I have come to the conclusion that men want, what they want, when they want it. I never seem to be on the same page as their schedule and I feel this is one of the main reasons things don't work out. My unofficial relationships seem to always end up the same. I meet a guy, we date for a few months and then he disappears. I don’t know if it is the perfume I wear or something that I say, but poof they are gone. In the beginning I blamed myself for this cycle. That was at a point where I actually cared. Lately, I feel myself loosing interest in men all together. This is definitely not to say that I am going to start dating women, hell no, I don’t get down like that. This just means, you know, I haven’t really defined what it means and I don’t plan on it either. The last straw came last night while talking to Mr. Enterprise.

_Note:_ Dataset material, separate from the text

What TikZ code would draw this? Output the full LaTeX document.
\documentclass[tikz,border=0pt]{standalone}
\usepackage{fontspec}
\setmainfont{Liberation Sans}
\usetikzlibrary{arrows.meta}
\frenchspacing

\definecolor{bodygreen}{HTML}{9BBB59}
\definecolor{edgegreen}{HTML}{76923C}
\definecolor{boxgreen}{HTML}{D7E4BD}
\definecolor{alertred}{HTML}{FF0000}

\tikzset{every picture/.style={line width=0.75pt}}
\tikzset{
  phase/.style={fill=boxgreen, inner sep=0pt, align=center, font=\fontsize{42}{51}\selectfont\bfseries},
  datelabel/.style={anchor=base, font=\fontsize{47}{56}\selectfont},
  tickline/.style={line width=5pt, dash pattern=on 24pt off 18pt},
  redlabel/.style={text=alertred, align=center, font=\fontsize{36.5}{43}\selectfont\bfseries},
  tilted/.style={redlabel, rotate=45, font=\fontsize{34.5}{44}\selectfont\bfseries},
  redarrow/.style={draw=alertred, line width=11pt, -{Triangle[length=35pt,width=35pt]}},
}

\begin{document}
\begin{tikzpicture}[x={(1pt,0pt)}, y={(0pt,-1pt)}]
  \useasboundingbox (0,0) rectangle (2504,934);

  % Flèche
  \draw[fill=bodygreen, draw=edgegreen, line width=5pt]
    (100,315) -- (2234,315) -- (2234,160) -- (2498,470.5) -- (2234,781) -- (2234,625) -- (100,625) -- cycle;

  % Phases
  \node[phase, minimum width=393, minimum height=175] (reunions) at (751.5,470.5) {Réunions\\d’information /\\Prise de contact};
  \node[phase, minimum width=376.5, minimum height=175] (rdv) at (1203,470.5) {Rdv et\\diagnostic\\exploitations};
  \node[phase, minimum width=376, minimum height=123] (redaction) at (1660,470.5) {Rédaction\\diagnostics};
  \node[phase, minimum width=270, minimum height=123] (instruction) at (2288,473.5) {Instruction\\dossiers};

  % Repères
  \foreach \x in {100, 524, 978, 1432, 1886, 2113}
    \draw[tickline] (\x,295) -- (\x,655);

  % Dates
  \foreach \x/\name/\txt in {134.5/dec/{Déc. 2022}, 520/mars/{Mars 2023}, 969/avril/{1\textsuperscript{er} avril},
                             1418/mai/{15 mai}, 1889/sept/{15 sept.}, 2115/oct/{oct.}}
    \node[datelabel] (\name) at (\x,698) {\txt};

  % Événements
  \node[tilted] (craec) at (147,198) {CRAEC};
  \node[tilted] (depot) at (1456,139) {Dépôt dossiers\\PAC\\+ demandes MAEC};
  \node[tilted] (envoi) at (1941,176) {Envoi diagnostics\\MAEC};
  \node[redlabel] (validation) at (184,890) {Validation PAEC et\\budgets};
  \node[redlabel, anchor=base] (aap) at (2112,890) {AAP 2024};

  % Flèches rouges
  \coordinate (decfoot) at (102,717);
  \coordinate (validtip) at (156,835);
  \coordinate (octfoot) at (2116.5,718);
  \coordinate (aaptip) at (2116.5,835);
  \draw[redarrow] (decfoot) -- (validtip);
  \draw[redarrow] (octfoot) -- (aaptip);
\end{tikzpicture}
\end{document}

Just like the rest, in the beginning things seemed promising. I met Mr. Enterprise a few months back and we began to date. We were really taking the time to get to know each other and not rushing into anything we were not ready for. We went out several times without getting physical. After about a month of me dating, which included sneaking into his parents home, he started to fall back.
Now I hadn’t really been doing much differently the last few days, but he had. And I couldn’t figure out what went wrong. There were a number of reasons why I didn’t seem to care that he wasn’t calling as much. Especially since this man lived at home with his parents. In the past, my number one rule was that a man had to have his own place if I were going to take him seriously. I need privacy to say and do whatever I want at my age.
Yesterday, Mr. Enterprise decided to call me after a 2 week hiatus and I was so irritated. Our conversation was full of fluff. We talked about his birthday which had just passed. We barely scratched the surface on what was happening between us. Near the end, I was utterly aggravated by our immature conversation and his ego stroking banter. He told me he missed me and I replied with “whatever.” He asked when I was coming over since he knew I don’t allow men to come to my house, I said “never, since I am not welcome in his home.” I don’t think he heard my comment and he continued trying to find ways to find out who I was dating. I asked him why he cared and he told me had a right.
This infuriated me, just because we dated briefly doesn’t mean he had a right to know who else I was seeing. I told him he had no right to know anything and that it was none of his business. While I was trying to figure out a way to politely get off the phone, he continued to make comments about seeing me that I purposely ignored. I told him I had gotten used to not hearing from him, I liked him but wasn’t really interested. Finally, someone in his background interrupted our conversation and he promised to contact me later. One of the only promises he did keep. But I never made the same promise so when he texted me a half hour later, I ignored his message.
Why was I so annoyed? I think it was the fact that it seemed things needed to happen on his terms. Why do men feel that everything should happen when they want them to? It had been a while since we had a cool conversation and I was fine with that, but why at that moment did he decided we needed to talk? Do I need a break from men or is this just a defense mechanism?